Structured data is excellent for supervised learning, classification, and regression tasks because it's clean, labeled, and ready for algorithms. However, unstructured data (text, images, audio) often provides richer context and is essential for deep learning, NLP, and computer vision applications. The best ML models often combine both types.

Is semi-structured data better than unstructured data for analytics?

Semi-structured data (like JSON, XML) is often easier to work with than fully unstructured data because it has some organization (tags, keys) that makes parsing and querying more straightforward. However, "better" depends on your use case: unstructured data can contain richer context, while semi-structured data offers a middle ground between flexibility and analyzability.

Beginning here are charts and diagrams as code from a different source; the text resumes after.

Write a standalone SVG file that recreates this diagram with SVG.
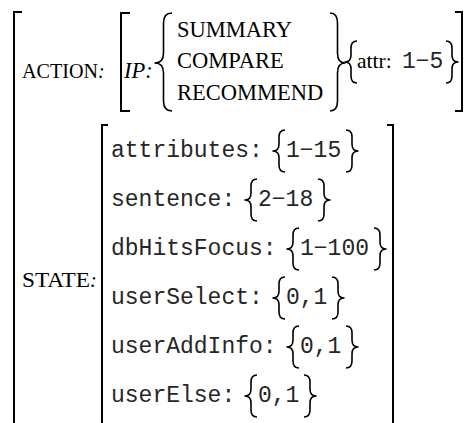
<svg xmlns="http://www.w3.org/2000/svg" width="469" height="423" viewBox="0 0 469 423">
<style>
.br{fill:none;stroke:#000;stroke-width:2;stroke-linecap:butt}
.bc{fill:none;stroke:#000;stroke-width:1.6;stroke-linejoin:round}
.rm{font-family:"Liberation Serif","Times New Roman",serif;fill:#000}
.cap{font-size:22.5px}
.it{font-style:italic}
.tt{font-family:"Liberation Mono","Courier New",monospace;font-size:23px;fill:#262626}
</style>
<defs>
<path id="lb" class="bc" d="M12,-27 Q6,-27 6,-20 L6,-13 Q6,-6 0,-6 Q6,-6 6,1 L6,8 Q6,15 12,15"/>
<path id="rb" class="bc" d="M0,-27 Q6,-27 6,-20 L6,-13 Q6,-6 12,-6 Q6,-6 6,1 L6,8 Q6,15 0,15"/>
</defs>
<g id="brackets">
<path class="br" d="M22,12 H14 V423"/>
<path class="br" d="M455,12 H462 V111 H455"/>
<path class="br" d="M130,13 H121 V111 H130"/>
<path class="br" d="M108,125 H102 V423"/>
<path class="br" d="M387,125 H393 V423"/>
</g>
<g id="action">
<text class="rm" x="22" y="78" font-size="20"><tspan textLength="76" lengthAdjust="spacingAndGlyphs">ACTION</tspan><tspan class="it">:</tspan></text>
<text class="rm it cap" x="124" y="78">IP:</text>
<path class="bc" stroke-width="1.8" d="M172,13 Q163.5,13 163.5,23 L163.5,53 Q163.5,63 155,63 Q163.5,63 163.5,73 L163.5,101 Q163.5,111 172,111"/>
<text class="rm cap" x="177" y="37">SUMMARY</text>
<text class="rm cap" x="177" y="68">COMPARE</text>
<text class="rm cap" x="177" y="100">RECOMMEND</text>
<path class="bc" stroke-width="1.8" d="M330,13 Q337.5,13 337.5,23 L337.5,53 Q337.5,63 345,63 Q337.5,63 337.5,73 L337.5,101 Q337.5,111 330,111"/>
<use href="#lb" x="345" y="68"/>
<text class="rm" x="357" y="68" font-size="21.5">attr:</text>
<text class="tt" x="402" y="68">1−5</text>
<use href="#rb" x="446" y="68"/>
</g>
<g id="state">
<text class="rm" x="22" y="287" font-size="20.5"><tspan textLength="68" lengthAdjust="spacingAndGlyphs">STATE</tspan><tspan class="it">:</tspan></text>
<text class="tt" x="111" y="157">attributes:</text>
<use href="#lb" x="273" y="157"/>
<text class="tt" x="286" y="157">1−15</text>
<use href="#rb" x="346" y="157"/>
<text class="tt" x="111" y="206">sentence:</text>
<use href="#lb" x="245" y="206"/>
<text class="tt" x="258" y="206">2−18</text>
<use href="#rb" x="318" y="206"/>
<text class="tt" x="111" y="255">dbHitsFocus:</text>
<use href="#lb" x="287" y="255"/>
<text class="tt" x="300" y="255">1−100</text>
<use href="#rb" x="374" y="255"/>
<text class="tt" x="111" y="304">userSelect:</text>
<use href="#lb" x="273" y="304"/>
<text class="tt" x="286" y="304">0,1</text>
<use href="#rb" x="332" y="304"/>
<text class="tt" x="111" y="353">userAddInfo:</text>
<use href="#lb" x="287" y="353"/>
<text class="tt" x="300" y="353">0,1</text>
<use href="#rb" x="346" y="353"/>
<text class="tt" x="111" y="402">userElse:</text>
<use href="#lb" x="245" y="402"/>
<text class="tt" x="258" y="402">0,1</text>
<use href="#rb" x="304" y="402"/>
</g>
</svg>
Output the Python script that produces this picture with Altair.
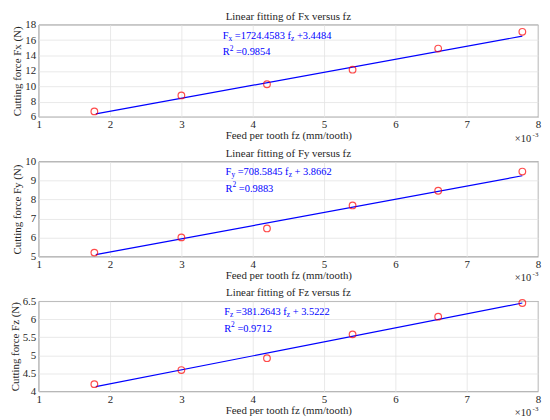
import altair as alt
import pandas as pd

# ---- data ----
fz = [1.78, 3.0, 4.2, 5.4, 6.6, 7.78]            # feed per tooth (x 10^-3 mm/tooth)
fx_vals = [6.72, 8.80, 10.25, 12.15, 14.90, 17.08]
fy_vals = [5.21, 6.01, 6.48, 7.69, 8.46, 9.47]
fzf_vals = [4.20, 4.59, 4.92, 5.58, 6.07, 6.45]

fit_fz = [1.80, 7.78]
fit_fx = [6.40, 16.52]
fit_fy = [5.10, 9.25]
fit_fzf = [4.13, 6.45]

titles = ["Linear fitting of Fx versus fz", "Linear fitting of Fy versus fz", "Linear fitting of Fz versus fz"]
y_titles = ["Cutting force Fx (N)", "Cutting force Fy (N)", "Cutting force Fz (N)"]
x_title = "Feed per tooth fz (mm/tooth)"
x_ticks = [1, 2, 3, 4, 5, 6, 7, 8]
y_domains = [[6, 18], [5, 10], [4, 6.5]]
y_ticks = [[6, 8, 10, 12, 14, 16, 18], [5, 6, 7, 8, 9, 10], [4, 4.5, 5, 5.5, 6, 6.5]]
eq_subs = ["x", "y", "z"]
eq_coefs = ["=1724.4583 f", "=708.5845 f", "=381.2643 f"]
eq_tails = ["+3.4484", "+ 3.8662", "+ 3.5222"]
r2_vals = ["=0.9854", "=0.9883", "=0.9712"]
eq_pos = [3.58, 3.62, 3.60]   # x position (in fz units) where the equation starts

FONT = "Liberation Serif"
W = 504
HS = [93, 96, 91]
BLUE = "#0000ff"
INK = "#262626"

# Times metrics (per em) for placing the equation pieces
TW = {**{d: 0.5 for d in "0123456789"}, ".": 0.25, " ": 0.25, "=": 0.564, "+": 0.564,
      "F": 0.556, "R": 0.667, "f": 0.333, "x": 0.5, "y": 0.5, "z": 0.444, "2": 0.5, "-": 0.333}


def tw(s, size):
    return sum(TW.get(c, 0.5) for c in s) * size


def text_layer(txt, x, y, size, dy=0, align="left", color=BLUE):
    return alt.Chart(alt.Data(values=[{"t": txt}])).mark_text(
        x=x, y=y, dy=dy, align=align, baseline="middle", font=FONT,
        fontSize=size, color=color
    ).encode(text="t:N")


def pieces(parts, x0, y, main=10.5, sub=7.5):
    layers = []
    x = x0
    for txt, kind in parts:
        size = main if kind == "m" else sub
        dy = 3 if kind == "sub" else (-4 if kind == "sup" else 0)
        stripped = txt.lstrip(" ")
        x += tw(txt[: len(txt) - len(stripped)], size)
        layers.append(text_layer(stripped, x, y, size, dy=dy))
        x += tw(stripped, size)
    return layers


def panel(i, yvals, fitvals):
    H = HS[i]
    df = pd.DataFrame({"fz": fz, "F": yvals})
    dfl = pd.DataFrame({"fz": fit_fz, "F": fitvals})
    xenc = alt.X("fz:Q", scale=alt.Scale(domain=[1, 8], nice=False),
                 axis=alt.Axis(values=x_ticks, title=x_title, format="d",
                               labelOverlap=False, labelFlush=False))
    yenc = alt.Y("F:Q", scale=alt.Scale(domain=y_domains[i], nice=False, zero=False),
                 axis=alt.Axis(values=y_ticks[i], title=y_titles[i], format="~f",
                               labelOverlap=False, labelFlush=False))
    line = alt.Chart(dfl).mark_line(color=BLUE, strokeWidth=1.2).encode(x=xenc, y=yenc)
    pts = alt.Chart(df).mark_point(shape="circle", filled=False, color="#ff0000",
                                   size=45, strokeWidth=1.2).encode(x=xenc, y=yenc)
    x0 = (eq_pos[i] - 1) / 7 * W
    y1 = 11
    y2 = y1 + 17
    eq1 = pieces([("F", "m"), (eq_subs[i], "sub"), (" " + eq_coefs[i], "m"), ("z", "sub"),
                  (" " + eq_tails[i], "m")], x0, y1)
    eq2 = pieces([("R", "m"), ("2", "sup"), (" " + r2_vals[i], "m")], x0, y2)
    x10 = [text_layer("×10", W - 7, H + 22, 10.5, align="right", color=INK),
           text_layer("-3", W - 5.5, H + 18, 7, color=INK)]
    ttl = text_layer(titles[i], W / 2, -8, 11, align="center", color=INK)
    return alt.layer(line, pts, *eq1, *eq2, *x10, ttl).properties(width=W, height=H)


chart = alt.vconcat(
    panel(0, fx_vals, fit_fx),
    panel(1, fy_vals, fit_fy),
    panel(2, fzf_vals, fit_fzf),
    spacing=2,
).properties(padding={"left": 0, "top": 0, "right": 0, "bottom": 0}).configure(
    font=FONT
).configure_view(
    stroke="#4d4d4d", strokeWidth=0.8
).configure_axis(
    labelFont=FONT, titleFont=FONT, labelFontSize=11, titleFontSize=11,
    labelColor=INK, titleColor=INK, titleFontWeight="normal",
    grid=True, gridColor="#e3e3e3", gridWidth=0.8, domain=False, ticks=False,
    tickSize=0
).configure_axisX(labelPadding=2, titlePadding=0).configure_axisY(
    labelPadding=3, titlePadding=2
)

chart.save("out.html", embed_options={"renderer": "svg", "actions": False})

How to choose between structured and unstructured data storage?

Choose structured storage (relational databases) when you need fast queries, consistent reporting, and transactional integrity. Choose unstructured storage (object storage, NoSQL) when dealing with documents, media, logs, or data that doesn't fit a fixed schema. Many modern businesses use both: structured for operational data, unstructured for content and analytics.

What tools are best for analyzing unstructured data?

Tools like Elasticsearch (for text search), Apache Spark (for large-scale processing), cloud AI services (Google Cloud NLP, AWS Comprehend), specialized platforms (like Databricks), and data integration tools (like Skyvia) that can extract and structure unstructured data for analysis.

Is unstructured data harder to manage than structured data?

Yes, generally. Unstructured data requires more advanced tools (AI/ML, NLP, OCR), more storage space, and more processing power. It's also harder to query, search, and integrate into traditional workflows. However, with the right tools and strategies, businesses can unlock valuable insights from unstructured data that structured data alone can't provide.